| >Or you can buy an HP Z820. OSX is pretty much moot for workstation grade machines. The software is all cross platform. Depends on the software you use. For scientific computing, maybe. For other tasks a Mac Pro would be used, no. Logic Pro, for example, is not cross platform. Neither is Final Cut Pro. And even if I depend on something like Adobe CC, most multimedia pros prefer to use it on the Mac, because of other benefits of using OS X. >And wires dangling everywhere? To get anything other than comedy storage, you're going to need a pile of lightning devices hanging off it. Or just a cable and a NAS. But that's the outside, which is a given that you'd need multiple disks. Ever seen a video pro using just the internal HDs on his Desktop machine? Each project usally takes a whole disk by itself. Nobody uses the internal disks for 4K work. >And don't give me all that crap about Apple being tried and tested - last MacBook Pro I had was totally unreliable. Sure it was, as were several other units from the 1-2 million sold of the same MBP production run. Now lets see how many unreliables you'd get from 1-2 million different self-built PCs. That's the comparison that matters. |
Adobe After Effects + Adobe Premiere Pro. The guys I know who use it do it on Windows because OSX is a moving target from hell. You get reliable iSCSI support on Windows and better SAN performance. Plus it's easier to get 10Gbit ethernet cards to your SAN when you have some real PCI express slots available.

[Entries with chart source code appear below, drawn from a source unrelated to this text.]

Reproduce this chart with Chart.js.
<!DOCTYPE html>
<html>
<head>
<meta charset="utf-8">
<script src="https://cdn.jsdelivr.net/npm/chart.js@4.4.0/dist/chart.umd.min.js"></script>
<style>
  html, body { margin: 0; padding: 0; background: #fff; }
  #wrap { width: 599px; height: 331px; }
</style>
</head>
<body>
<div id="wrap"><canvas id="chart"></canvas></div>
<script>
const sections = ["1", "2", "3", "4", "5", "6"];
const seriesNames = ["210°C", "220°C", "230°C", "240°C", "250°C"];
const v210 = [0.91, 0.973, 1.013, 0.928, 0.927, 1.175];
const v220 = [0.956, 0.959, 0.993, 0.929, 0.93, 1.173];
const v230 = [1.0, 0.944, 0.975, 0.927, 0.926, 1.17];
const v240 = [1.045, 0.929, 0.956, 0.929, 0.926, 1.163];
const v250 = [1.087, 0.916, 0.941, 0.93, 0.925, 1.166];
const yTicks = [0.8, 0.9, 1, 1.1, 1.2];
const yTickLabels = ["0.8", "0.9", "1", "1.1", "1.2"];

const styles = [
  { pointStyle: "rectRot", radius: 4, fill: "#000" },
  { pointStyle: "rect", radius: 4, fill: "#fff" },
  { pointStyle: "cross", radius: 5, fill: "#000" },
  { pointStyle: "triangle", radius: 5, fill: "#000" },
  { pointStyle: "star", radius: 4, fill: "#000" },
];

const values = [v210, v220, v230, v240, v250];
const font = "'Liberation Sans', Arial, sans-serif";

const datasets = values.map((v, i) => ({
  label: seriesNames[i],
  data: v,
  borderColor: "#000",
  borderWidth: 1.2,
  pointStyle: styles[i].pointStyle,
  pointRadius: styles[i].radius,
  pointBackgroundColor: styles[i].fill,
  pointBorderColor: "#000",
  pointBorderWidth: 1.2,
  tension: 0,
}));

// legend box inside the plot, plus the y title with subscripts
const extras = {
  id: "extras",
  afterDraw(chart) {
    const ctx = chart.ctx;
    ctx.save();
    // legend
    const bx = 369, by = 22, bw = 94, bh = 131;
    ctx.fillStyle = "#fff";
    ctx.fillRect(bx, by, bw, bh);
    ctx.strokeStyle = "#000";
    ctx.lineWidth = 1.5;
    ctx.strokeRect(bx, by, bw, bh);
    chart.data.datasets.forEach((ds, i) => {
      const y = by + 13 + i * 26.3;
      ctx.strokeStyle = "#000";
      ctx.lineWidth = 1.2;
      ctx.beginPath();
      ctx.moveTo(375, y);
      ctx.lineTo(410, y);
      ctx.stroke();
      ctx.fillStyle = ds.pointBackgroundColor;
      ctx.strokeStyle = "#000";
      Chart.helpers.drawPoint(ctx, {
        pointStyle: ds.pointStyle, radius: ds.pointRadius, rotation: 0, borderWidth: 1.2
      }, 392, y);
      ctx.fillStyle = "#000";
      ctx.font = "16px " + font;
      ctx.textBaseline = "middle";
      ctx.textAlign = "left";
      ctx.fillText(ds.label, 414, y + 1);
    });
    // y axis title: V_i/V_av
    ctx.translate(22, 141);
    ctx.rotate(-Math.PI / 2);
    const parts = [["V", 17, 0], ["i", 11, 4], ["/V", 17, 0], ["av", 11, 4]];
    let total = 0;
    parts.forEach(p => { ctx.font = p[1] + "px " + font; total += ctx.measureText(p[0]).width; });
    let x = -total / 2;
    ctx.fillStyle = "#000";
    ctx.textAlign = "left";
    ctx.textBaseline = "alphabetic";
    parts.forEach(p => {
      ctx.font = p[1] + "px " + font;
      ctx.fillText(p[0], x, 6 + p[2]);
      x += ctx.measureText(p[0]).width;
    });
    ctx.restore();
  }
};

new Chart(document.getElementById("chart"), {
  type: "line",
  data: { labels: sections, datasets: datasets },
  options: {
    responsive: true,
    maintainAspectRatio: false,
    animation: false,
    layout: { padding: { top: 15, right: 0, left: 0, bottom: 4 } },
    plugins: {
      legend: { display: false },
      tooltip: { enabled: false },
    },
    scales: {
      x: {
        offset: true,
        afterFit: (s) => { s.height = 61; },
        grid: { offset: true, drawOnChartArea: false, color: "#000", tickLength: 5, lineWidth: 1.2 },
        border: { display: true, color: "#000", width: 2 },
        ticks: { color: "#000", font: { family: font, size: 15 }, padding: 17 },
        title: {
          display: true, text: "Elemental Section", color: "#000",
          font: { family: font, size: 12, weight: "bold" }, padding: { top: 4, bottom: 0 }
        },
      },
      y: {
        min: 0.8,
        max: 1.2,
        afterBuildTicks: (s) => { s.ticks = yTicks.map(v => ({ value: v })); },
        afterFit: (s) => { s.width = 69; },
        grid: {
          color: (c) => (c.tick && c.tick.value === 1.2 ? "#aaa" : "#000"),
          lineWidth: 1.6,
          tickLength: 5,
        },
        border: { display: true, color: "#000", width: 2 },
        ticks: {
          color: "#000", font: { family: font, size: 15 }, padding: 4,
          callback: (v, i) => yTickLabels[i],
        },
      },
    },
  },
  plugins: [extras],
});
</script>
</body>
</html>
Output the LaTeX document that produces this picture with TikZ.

They don't use internal disks but some of us do for storing virtual machines in my case.
See my other comments about how my Mac experience has gone. Also look at Apple forums. Nothing but bitching from people about endless stupid problems.
Microsoft get a bad rep for beta testing their products on the customers but if you've used iWork on an iPad recently you'll see what I mean.
Not pleased. People need to look at these problems pragmatically and stop defending something which has descended into the same hell as everything else.